DATASET EXTRACT:
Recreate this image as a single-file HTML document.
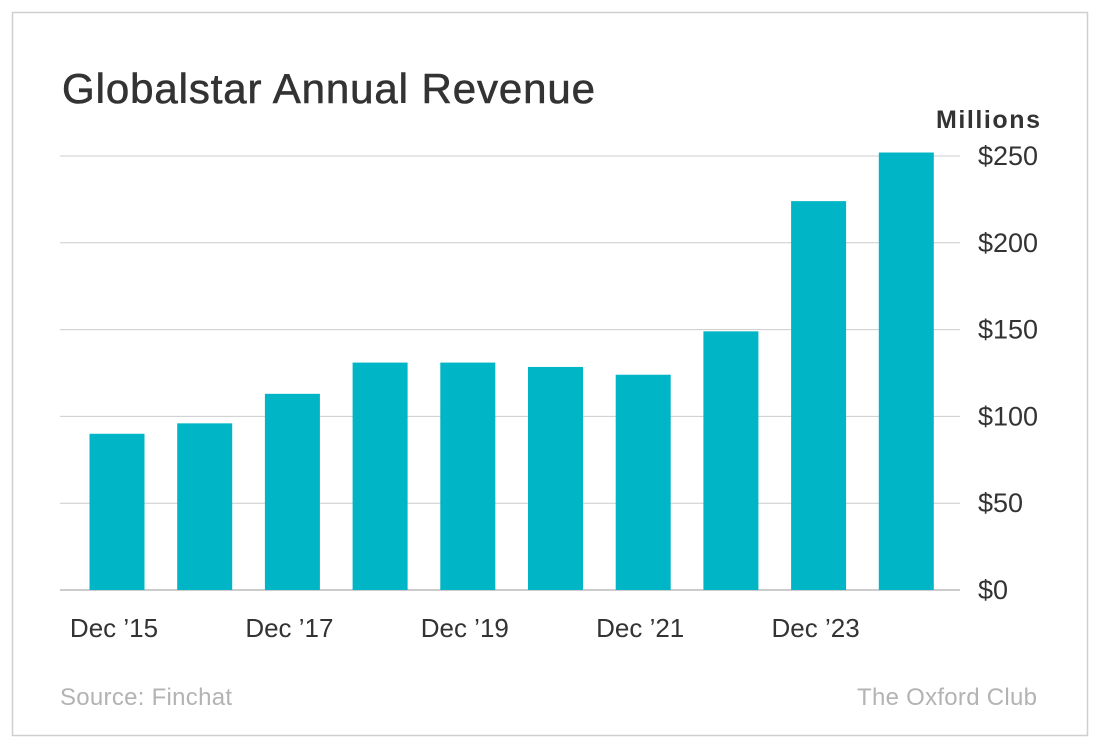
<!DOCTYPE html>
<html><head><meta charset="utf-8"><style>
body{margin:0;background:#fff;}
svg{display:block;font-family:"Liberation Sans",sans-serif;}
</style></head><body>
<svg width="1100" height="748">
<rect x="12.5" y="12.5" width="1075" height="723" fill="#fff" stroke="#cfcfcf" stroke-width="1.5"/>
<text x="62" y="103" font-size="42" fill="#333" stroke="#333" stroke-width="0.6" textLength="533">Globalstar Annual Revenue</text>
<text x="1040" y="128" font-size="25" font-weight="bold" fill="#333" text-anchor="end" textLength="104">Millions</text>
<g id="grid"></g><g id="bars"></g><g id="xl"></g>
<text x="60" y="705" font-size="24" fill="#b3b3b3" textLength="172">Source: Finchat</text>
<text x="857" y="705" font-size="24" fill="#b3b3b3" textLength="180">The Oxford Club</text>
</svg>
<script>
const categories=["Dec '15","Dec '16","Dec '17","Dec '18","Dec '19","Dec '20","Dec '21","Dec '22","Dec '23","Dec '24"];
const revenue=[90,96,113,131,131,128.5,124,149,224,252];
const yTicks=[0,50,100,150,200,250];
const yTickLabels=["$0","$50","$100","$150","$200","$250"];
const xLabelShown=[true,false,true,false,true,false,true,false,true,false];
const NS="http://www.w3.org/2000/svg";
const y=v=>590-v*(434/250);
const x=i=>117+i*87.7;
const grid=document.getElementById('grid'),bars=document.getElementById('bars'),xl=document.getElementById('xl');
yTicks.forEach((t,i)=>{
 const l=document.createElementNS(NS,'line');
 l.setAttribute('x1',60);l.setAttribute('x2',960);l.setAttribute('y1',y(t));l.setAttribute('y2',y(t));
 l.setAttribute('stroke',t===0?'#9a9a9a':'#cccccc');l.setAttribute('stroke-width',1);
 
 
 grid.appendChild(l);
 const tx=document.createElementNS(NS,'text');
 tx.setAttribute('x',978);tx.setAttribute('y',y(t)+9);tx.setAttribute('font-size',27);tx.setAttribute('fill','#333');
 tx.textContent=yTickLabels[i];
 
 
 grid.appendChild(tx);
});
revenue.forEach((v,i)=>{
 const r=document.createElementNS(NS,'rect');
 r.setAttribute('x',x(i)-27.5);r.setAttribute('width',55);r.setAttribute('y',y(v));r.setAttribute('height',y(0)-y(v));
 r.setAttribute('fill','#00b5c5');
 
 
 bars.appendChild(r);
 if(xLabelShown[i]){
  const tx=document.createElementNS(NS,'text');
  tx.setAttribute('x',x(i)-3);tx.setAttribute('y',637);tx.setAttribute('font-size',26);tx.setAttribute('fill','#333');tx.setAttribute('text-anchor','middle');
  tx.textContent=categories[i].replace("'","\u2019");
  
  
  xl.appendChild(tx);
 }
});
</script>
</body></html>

DESCRIPTION OF THE TASK:
Find how many of the lines above have the word "document" in them. State only that number.

TASK RESPONSE:
6